● Stated problem
Pictures in the data below are not part of the copy; transcribe everything else exactly.

● Dataset content
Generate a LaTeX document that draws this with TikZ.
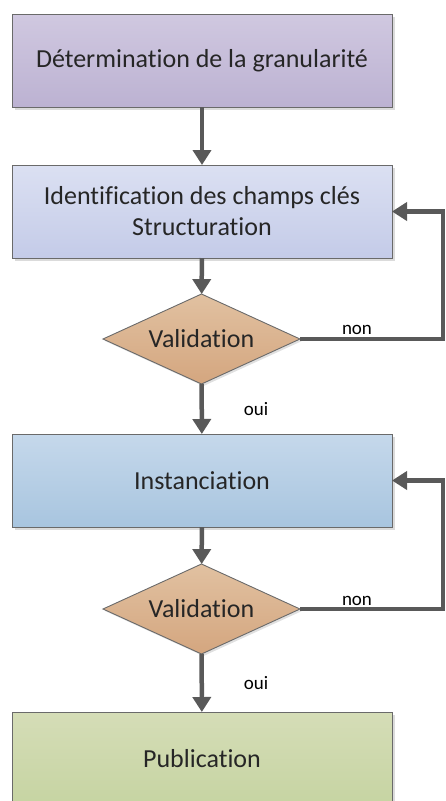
\documentclass[tikz,border=0pt]{standalone}
\usepackage{fontspec}
\setmainfont{Carlito}[Ligatures={NoCommon,NoRare,NoContextual}]
\usetikzlibrary{arrows.meta,shapes.geometric,shadows}
\definecolor{edgegray}{HTML}{595959}
\definecolor{bordergray}{HTML}{6A6A6A}
\definecolor{txt}{HTML}{262626}
\tikzset{
  box/.style={rectangle, draw=bordergray, line width=0.9pt, minimum width=380pt, minimum height=93pt,
    inner sep=0pt, outer sep=0pt, align=center, text=txt,
    font=\fontsize{26}{31}\selectfont,
    drop shadow={shadow xshift=3pt, shadow yshift=-3pt, fill=black!14, opacity=1}},
  decision/.style={diamond, aspect=2.19, draw=bordergray, line width=0.9pt, minimum width=197pt, minimum height=90pt,
    inner sep=0pt, outer sep=0pt, text=txt, font=\fontsize{26}{31}\selectfont,
    top color=dmdtop, bottom color=dmdbot,
    drop shadow={shadow xshift=2pt, shadow yshift=-2pt, fill=black!12, opacity=1}},
  conn/.style={draw=edgegray, line width=4.5pt, -{Triangle[width=18pt,length=15pt]}},
  lbl/.style={font=\fontsize{19}{22}\selectfont, text=black, inner sep=0pt}
}
\definecolor{b1top}{HTML}{D0C8E0}
\definecolor{b1bot}{HTML}{BCB2D2}
\definecolor{b2top}{HTML}{DBE0F2}
\definecolor{b2bot}{HTML}{C4CBE8}
\definecolor{b3top}{HTML}{C5D8EB}
\definecolor{b3bot}{HTML}{A8C5DF}
\definecolor{b4top}{HTML}{D5DDB7}
\definecolor{b4bot}{HTML}{C6D4A2}
\definecolor{dmdtop}{HTML}{E1C1A1}
\definecolor{dmdbot}{HTML}{D4A67F}
\begin{document}
\begin{tikzpicture}[x=1pt,y=-1pt]
\useasboundingbox (0,0) rectangle (445,801);
\node[box, top color=b1top, bottom color=b1bot] (b1) at (202,60.5) {Détermination de la granularité};
\node[box, top color=b2top, bottom color=b2bot] (b2) at (202,211.5) {Identification des champs clés\\Structuration};
\node[decision] (d1) at (201.5,339) {Validation};
\node[box, top color=b3top, bottom color=b3bot] (b3) at (202,480.5) {Instanciation};
\node[decision] (d2) at (201.5,609) {Validation};
\node[box, top color=b4top, bottom color=b4bot] (b4) at (202,758.5) {Publication};
\coordinate (r1) at (443,339);
\coordinate (r2) at (443,609);
\draw[conn] (b1) -- (b2);
\draw[conn] (b2) -- (d1);
\draw[conn] (d1) -- (b3);
\draw[conn] (b3) -- (d2);
\draw[conn] (d2) -- (b4);
\draw[conn] (d1.east) -- (r1) |- (b2.east);
\draw[conn] (d2.east) -- (r2) |- (b3.east);
\node[lbl] (n1) at (357,330) {non};
\node[lbl] (o1) at (256,409) {oui};
\node[lbl] (n2) at (357,601) {non};
\node[lbl] (o2) at (256,683) {oui};
\end{tikzpicture}
\end{document}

● Solution
Generate a LaTeX document that draws this with TikZ.
\documentclass[tikz,border=0pt]{standalone}
\usepackage{fontspec}
\setmainfont{Carlito}[Ligatures={NoCommon,NoRare,NoContextual}]
\usetikzlibrary{arrows.meta,shapes.geometric,shadows}
\definecolor{edgegray}{HTML}{595959}
\definecolor{bordergray}{HTML}{6A6A6A}
\definecolor{txt}{HTML}{262626}
\tikzset{
  box/.style={rectangle, draw=bordergray, line width=0.9pt, minimum width=380pt, minimum height=93pt,
    inner sep=0pt, outer sep=0pt, align=center, text=txt,
    font=\fontsize{26}{31}\selectfont,
    drop shadow={shadow xshift=3pt, shadow yshift=-3pt, fill=black!14, opacity=1}},
  decision/.style={diamond, aspect=2.19, draw=bordergray, line width=0.9pt, minimum width=197pt, minimum height=90pt,
    inner sep=0pt, outer sep=0pt, text=txt, font=\fontsize{26}{31}\selectfont,
    top color=dmdtop, bottom color=dmdbot,
    drop shadow={shadow xshift=2pt, shadow yshift=-2pt, fill=black!12, opacity=1}},
  conn/.style={draw=edgegray, line width=4.5pt, -{Triangle[width=18pt,length=15pt]}},
  lbl/.style={font=\fontsize{19}{22}\selectfont, text=black, inner sep=0pt}
}
\definecolor{b1top}{HTML}{D0C8E0}
\definecolor{b1bot}{HTML}{BCB2D2}
\definecolor{b2top}{HTML}{DBE0F2}
\definecolor{b2bot}{HTML}{C4CBE8}
\definecolor{b3top}{HTML}{C5D8EB}
\definecolor{b3bot}{HTML}{A8C5DF}
\definecolor{b4top}{HTML}{D5DDB7}
\definecolor{b4bot}{HTML}{C6D4A2}
\definecolor{dmdtop}{HTML}{E1C1A1}
\definecolor{dmdbot}{HTML}{D4A67F}
\begin{document}
\begin{tikzpicture}[x=1pt,y=-1pt]
\useasboundingbox (0,0) rectangle (445,801);
\node[box, top color=b1top, bottom color=b1bot] (b1) at (202,60.5) {Détermination de la granularité};
\node[box, top color=b2top, bottom color=b2bot] (b2) at (202,211.5) {Identification des champs clés\\Structuration};
\node[decision] (d1) at (201.5,339) {Validation};
\node[box, top color=b3top, bottom color=b3bot] (b3) at (202,480.5) {Instanciation};
\node[decision] (d2) at (201.5,609) {Validation};
\node[box, top color=b4top, bottom color=b4bot] (b4) at (202,758.5) {Publication};
\coordinate (r1) at (443,339);
\coordinate (r2) at (443,609);
\draw[conn] (b1) -- (b2);
\draw[conn] (b2) -- (d1);
\draw[conn] (d1) -- (b3);
\draw[conn] (b3) -- (d2);
\draw[conn] (d2) -- (b4);
\draw[conn] (d1.east) -- (r1) |- (b2.east);
\draw[conn] (d2.east) -- (r2) |- (b3.east);
\node[lbl] (n1) at (357,330) {non};
\node[lbl] (o1) at (256,409) {oui};
\node[lbl] (n2) at (357,601) {non};
\node[lbl] (o2) at (256,683) {oui};
\end{tikzpicture}
\end{document}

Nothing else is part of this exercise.